Le premier de ces deux moqaddems appartenait à une vieille famille maraboutique qui avait longtemps mis son influence religieuse au service des Ben-Achour, seigneurs du Ferdjioua ; il n’avait aucun partisan personnel dans ce milieu kabyle, où sa qualité de moqaddem lui avait donné une autorité passagère; il fut forcé le jour même de venir se constituer prisonnier.
Quant à Amor-Bouaraour, qui était du pays, sinon de la tribu, il alla se réfugier dans les parages tourmentés et mal connus des Alem du Tababort, où il savait trouver des amis personnels et un abri assuré. Sa présence ayant empêché les Alem de se présenter eu général Delacroix et de faire acte de soumission, Belgacem-Benhabilès et les goums furent lancés sur eux, le 20 septembre ; ils les muèrent si bien qu’ils furent ruinés pour plusieurs années ; mais Amor-Bouaraour ne fut pas pris.
La colonne resta pendant deux jours campée à Bine-el-Djebel, entre les deux sommets du Babor et du Tababort.
Le 22 septembre, soutenu par nos troupes, qui, d’ailleurs, ne furent pas engagées, Belgacem-Benhabilès exécuta encore une razzia sur les Ouled-Salem, tribu qui, la première de son commandement, avait fait, défection et qui avait voulu livrer à Aziz sa personne et son Bordj. Cette razzia fut le dernier combat dans la région; toutes les tribus du Babor avaient fait leur soumission et fourni des otages ; un seul chef avait échappé à la répression : c’était Amor-Bouaraour, celui qui, après et avec Aziz, nous avait fait le plus de mal, car c’était à lui qu’incombait l’insurrection de toute la partie occidentale du cercle de Djidjeli(1).

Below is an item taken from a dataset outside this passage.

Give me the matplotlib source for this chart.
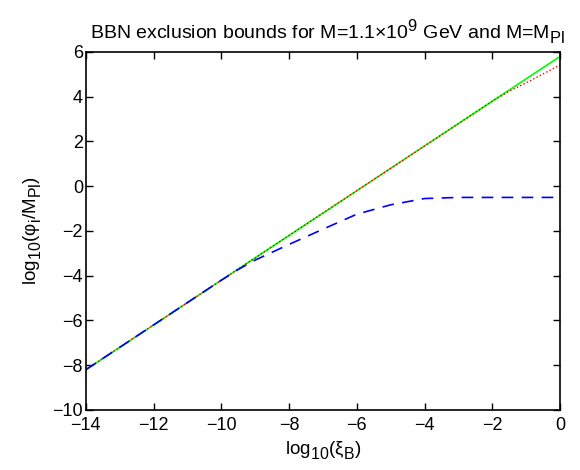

Le général Delacroix traversa ensuite les Dehemcha soumis, et arriva le 30 septembre à Saint-Arnaud, sur la route nationale de Constantine à Sétif. Depuis le combat du 14 août, à Sidi-Marouf, sa colonne, formée de troupes régulières et bien disciplinées, abondamment pourvue de vivres et de moyens de transport, s’était trouvée en présence de populations découragées, apeurées et sans chefs pour les conduire ; il les avait châtiées encore plus qu’il ne les avait vaincues, et le châtiment avait été rude, plus rude même que ne le réclamait la culpabilité réelle ou la résistance de ceux qui avaient eu le malheur de se trouver sur sa route. Toute la, région en demeura terrifiée et ruinée pendant plusieurs années ; mais cela donna au général Delacroix, auprès des Européens, une grande popularité, qui, plus tard, se traduisit par une souscription pour lui offrir un sabre d’honneur.